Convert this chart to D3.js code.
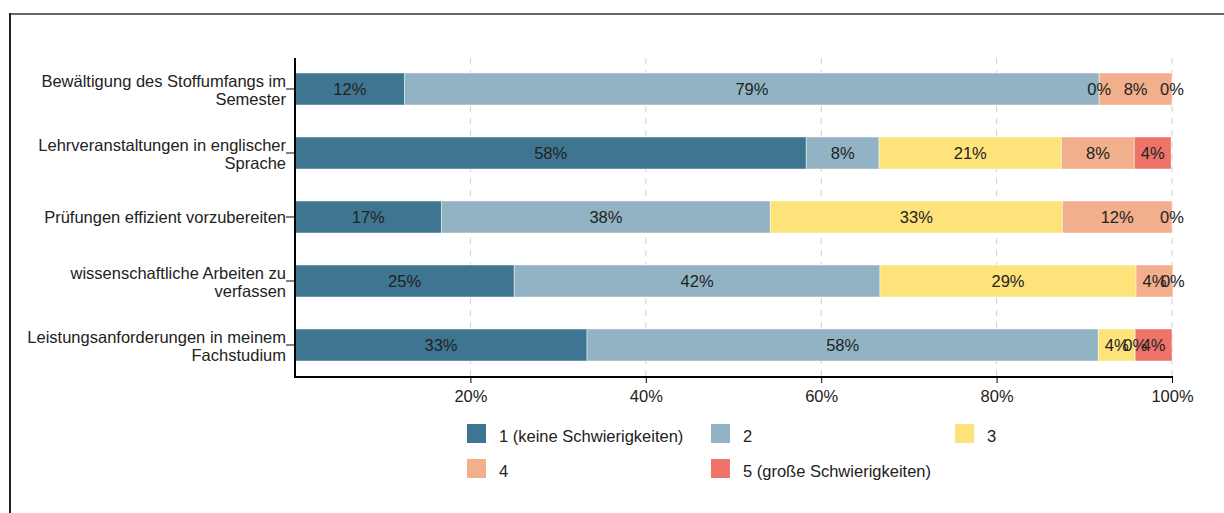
<!DOCTYPE html>
<html><head><meta charset="utf-8">
<script src="https://cdn.jsdelivr.net/npm/d3@7"></script>
<style>
html,body{margin:0;padding:0;background:#fff;}
svg{display:block;font-family:"Liberation Sans",Arial,sans-serif;}
</style></head>
<body><svg id="c" width="1224" height="513"></svg>
<script>
const categories = [
  "Bewältigung des Stoffumfangs im Semester",
  "Lehrveranstaltungen in englischer Sprache",
  "Prüfungen effizient vorzubereiten",
  "wissenschaftliche Arbeiten zu verfassen",
  "Leistungsanforderungen in meinem Fachstudium"
];
const categoryLines = [
  ["Bewältigung des Stoffumfangs im", "Semester"],
  ["Lehrveranstaltungen in englischer", "Sprache"],
  ["Prüfungen effizient vorzubereiten"],
  ["wissenschaftliche Arbeiten zu", "verfassen"],
  ["Leistungsanforderungen in meinem", "Fachstudium"]
];
const seriesNames = ["1 (keine Schwierigkeiten)", "2", "3", "4", "5 (große Schwierigkeiten)"];
const s1 = [12.5, 58.3, 16.7, 25.0, 33.3];
const s2 = [79.2, 8.3, 37.5, 41.7, 58.3];
const s3 = [0.0, 20.8, 33.3, 29.2, 4.2];
const s4 = [8.3, 8.3, 12.5, 4.2, 0.0];
const s5 = [0.0, 4.2, 0.0, 0.0, 4.2];
const xTicks = [20, 40, 60, 80, 100];
const colors = ["#3E7590", "#91B3C3", "#FEE37B", "#F2AF8B", "#EE746A"];

const FS = 16.5;
const series = [s1, s2, s3, s4, s5];
const rows = categories.map((c, i) => {
  const o = {cat: c};
  seriesNames.forEach((k, j) => o[k] = series[j][i]);
  return o;
});
const stacked = d3.stack().keys(seriesNames)(rows);

// round half to even (as in source labels)
function rEven(v){
  const f = Math.floor(v), d = v - f;
  if (Math.abs(d - 0.5) < 1e-9) return f % 2 === 0 ? f : f + 1;
  return Math.round(v);
}

const svg = d3.select("#c");
// frame
svg.append("line").attr("x1", 9).attr("x2", 1224).attr("y1", 14).attr("y2", 14)
  .attr("stroke", "#666").attr("stroke-width", 2);
svg.append("line").attr("x1", 10).attr("x2", 10).attr("y1", 13).attr("y2", 513)
  .attr("stroke", "#222").attr("stroke-width", 2);

const x = d3.scaleLinear().domain([0, 100]).range([295, 1172]);
const y = d3.scaleBand().domain(categories).range([57, 377]).paddingInner(0.5).paddingOuter(0.25);

// grid
svg.append("g").selectAll("line").data(xTicks).join("line")
  .attr("x1", d => x(d)).attr("x2", d => x(d))
  .attr("y1", 58).attr("y2", 377)
  .attr("stroke", "#d0d0d0").attr("stroke-dasharray", "6,6").attr("stroke-width", 1);

// bars
const g = svg.append("g");
stacked.forEach((layer, j) => {
  g.append("g").attr("fill", colors[j]).selectAll("rect").data(layer).join("rect")
    .attr("x", d => x(d[0])).attr("width", d => x(d[1]) - x(d[0]))
    .attr("y", d => y(d.data.cat)).attr("height", y.bandwidth())
    .attr("stroke", "rgba(255,255,255,0.45)").attr("stroke-width", 1);
});
// labels
stacked.forEach((layer, j) => {
  g.append("g").selectAll("text").data(layer).join("text")
    .attr("x", d => (x(d[0]) + x(d[1])) / 2)
    .attr("y", d => y(d.data.cat) + y.bandwidth() / 2)
    .attr("dy", "0.35em").attr("text-anchor", "middle")
    .attr("font-size", FS).attr("fill", "#222")
    .text(d => rEven(d[1] - d[0]) + "%");
});

// x axis
const xa = svg.append("g").attr("transform", "translate(0,377)")
  .call(d3.axisBottom(x).tickValues(xTicks).tickFormat(d => d + "%").tickSize(6).tickPadding(7));
xa.select(".domain").remove();
xa.selectAll(".tick line").attr("stroke", "#000").attr("stroke-width", 1);
xa.selectAll("text").attr("font-size", FS).attr("fill", "#222").attr("font-family", "Liberation Sans, Arial, sans-serif");
svg.append("line").attr("x1", 294).attr("x2", 1173).attr("y1", 377).attr("y2", 377)
  .attr("stroke", "#000").attr("stroke-width", 2);

// y axis
svg.append("line").attr("x1", 295).attr("x2", 295).attr("y1", 58).attr("y2", 378)
  .attr("stroke", "#000").attr("stroke-width", 2);
const ya = svg.append("g");
categories.forEach((c, i) => {
  const cy = y(c) + y.bandwidth() / 2;
  ya.append("line").attr("x1", 286).attr("x2", 295).attr("y1", cy).attr("y2", cy)
    .attr("stroke", "#000").attr("stroke-width", 1);
  const lines = categoryLines[i];
  const t = ya.append("text").attr("text-anchor", "end").attr("font-size", FS).attr("fill", "#222");
  lines.forEach((ln, k) => {
    t.append("tspan").attr("x", 286)
      .attr("y", lines.length === 1 ? cy + 6 : cy - 2 + k * 18)
      .text(ln);
  });
});

// legend
const legPos = [[467, 424], [711, 424], [955, 424], [467, 459], [711, 459]];
const leg = svg.append("g");
seriesNames.forEach((n, j) => {
  const [lx, ly] = legPos[j];
  leg.append("rect").attr("x", lx).attr("y", ly).attr("width", 19).attr("height", 19).attr("fill", colors[j]);
  leg.append("text").attr("x", lx + 32).attr("y", ly + 18).attr("font-size", FS).attr("fill", "#222").text(n);
});
</script></body></html>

# # # # # # #

_Given request_. Pictures excluded, quote all the data above exactly.

_Result of the exercise_.
Convert this chart to D3.js code.
<!DOCTYPE html>
<html><head><meta charset="utf-8">
<script src="https://cdn.jsdelivr.net/npm/d3@7"></script>
<style>
html,body{margin:0;padding:0;background:#fff;}
svg{display:block;font-family:"Liberation Sans",Arial,sans-serif;}
</style></head>
<body><svg id="c" width="1224" height="513"></svg>
<script>
const categories = [
  "Bewältigung des Stoffumfangs im Semester",
  "Lehrveranstaltungen in englischer Sprache",
  "Prüfungen effizient vorzubereiten",
  "wissenschaftliche Arbeiten zu verfassen",
  "Leistungsanforderungen in meinem Fachstudium"
];
const categoryLines = [
  ["Bewältigung des Stoffumfangs im", "Semester"],
  ["Lehrveranstaltungen in englischer", "Sprache"],
  ["Prüfungen effizient vorzubereiten"],
  ["wissenschaftliche Arbeiten zu", "verfassen"],
  ["Leistungsanforderungen in meinem", "Fachstudium"]
];
const seriesNames = ["1 (keine Schwierigkeiten)", "2", "3", "4", "5 (große Schwierigkeiten)"];
const s1 = [12.5, 58.3, 16.7, 25.0, 33.3];
const s2 = [79.2, 8.3, 37.5, 41.7, 58.3];
const s3 = [0.0, 20.8, 33.3, 29.2, 4.2];
const s4 = [8.3, 8.3, 12.5, 4.2, 0.0];
const s5 = [0.0, 4.2, 0.0, 0.0, 4.2];
const xTicks = [20, 40, 60, 80, 100];
const colors = ["#3E7590", "#91B3C3", "#FEE37B", "#F2AF8B", "#EE746A"];

const FS = 16.5;
const series = [s1, s2, s3, s4, s5];
const rows = categories.map((c, i) => {
  const o = {cat: c};
  seriesNames.forEach((k, j) => o[k] = series[j][i]);
  return o;
});
const stacked = d3.stack().keys(seriesNames)(rows);

// round half to even (as in source labels)
function rEven(v){
  const f = Math.floor(v), d = v - f;
  if (Math.abs(d - 0.5) < 1e-9) return f % 2 === 0 ? f : f + 1;
  return Math.round(v);
}

const svg = d3.select("#c");
// frame
svg.append("line").attr("x1", 9).attr("x2", 1224).attr("y1", 14).attr("y2", 14)
  .attr("stroke", "#666").attr("stroke-width", 2);
svg.append("line").attr("x1", 10).attr("x2", 10).attr("y1", 13).attr("y2", 513)
  .attr("stroke", "#222").attr("stroke-width", 2);

const x = d3.scaleLinear().domain([0, 100]).range([295, 1172]);
const y = d3.scaleBand().domain(categories).range([57, 377]).paddingInner(0.5).paddingOuter(0.25);

// grid
svg.append("g").selectAll("line").data(xTicks).join("line")
  .attr("x1", d => x(d)).attr("x2", d => x(d))
  .attr("y1", 58).attr("y2", 377)
  .attr("stroke", "#d0d0d0").attr("stroke-dasharray", "6,6").attr("stroke-width", 1);

// bars
const g = svg.append("g");
stacked.forEach((layer, j) => {
  g.append("g").attr("fill", colors[j]).selectAll("rect").data(layer).join("rect")
    .attr("x", d => x(d[0])).attr("width", d => x(d[1]) - x(d[0]))
    .attr("y", d => y(d.data.cat)).attr("height", y.bandwidth())
    .attr("stroke", "rgba(255,255,255,0.45)").attr("stroke-width", 1);
});
// labels
stacked.forEach((layer, j) => {
  g.append("g").selectAll("text").data(layer).join("text")
    .attr("x", d => (x(d[0]) + x(d[1])) / 2)
    .attr("y", d => y(d.data.cat) + y.bandwidth() / 2)
    .attr("dy", "0.35em").attr("text-anchor", "middle")
    .attr("font-size", FS).attr("fill", "#222")
    .text(d => rEven(d[1] - d[0]) + "%");
});

// x axis
const xa = svg.append("g").attr("transform", "translate(0,377)")
  .call(d3.axisBottom(x).tickValues(xTicks).tickFormat(d => d + "%").tickSize(6).tickPadding(7));
xa.select(".domain").remove();
xa.selectAll(".tick line").attr("stroke", "#000").attr("stroke-width", 1);
xa.selectAll("text").attr("font-size", FS).attr("fill", "#222").attr("font-family", "Liberation Sans, Arial, sans-serif");
svg.append("line").attr("x1", 294).attr("x2", 1173).attr("y1", 377).attr("y2", 377)
  .attr("stroke", "#000").attr("stroke-width", 2);

// y axis
svg.append("line").attr("x1", 295).attr("x2", 295).attr("y1", 58).attr("y2", 378)
  .attr("stroke", "#000").attr("stroke-width", 2);
const ya = svg.append("g");
categories.forEach((c, i) => {
  const cy = y(c) + y.bandwidth() / 2;
  ya.append("line").attr("x1", 286).attr("x2", 295).attr("y1", cy).attr("y2", cy)
    .attr("stroke", "#000").attr("stroke-width", 1);
  const lines = categoryLines[i];
  const t = ya.append("text").attr("text-anchor", "end").attr("font-size", FS).attr("fill", "#222");
  lines.forEach((ln, k) => {
    t.append("tspan").attr("x", 286)
      .attr("y", lines.length === 1 ? cy + 6 : cy - 2 + k * 18)
      .text(ln);
  });
});

// legend
const legPos = [[467, 424], [711, 424], [955, 424], [467, 459], [711, 459]];
const leg = svg.append("g");
seriesNames.forEach((n, j) => {
  const [lx, ly] = legPos[j];
  leg.append("rect").attr("x", lx).attr("y", ly).attr("width", 19).attr("height", 19).attr("fill", colors[j]);
  leg.append("text").attr("x", lx + 32).attr("y", ly + 18).attr("font-size", FS).attr("fill", "#222").text(n);
});
</script></body></html>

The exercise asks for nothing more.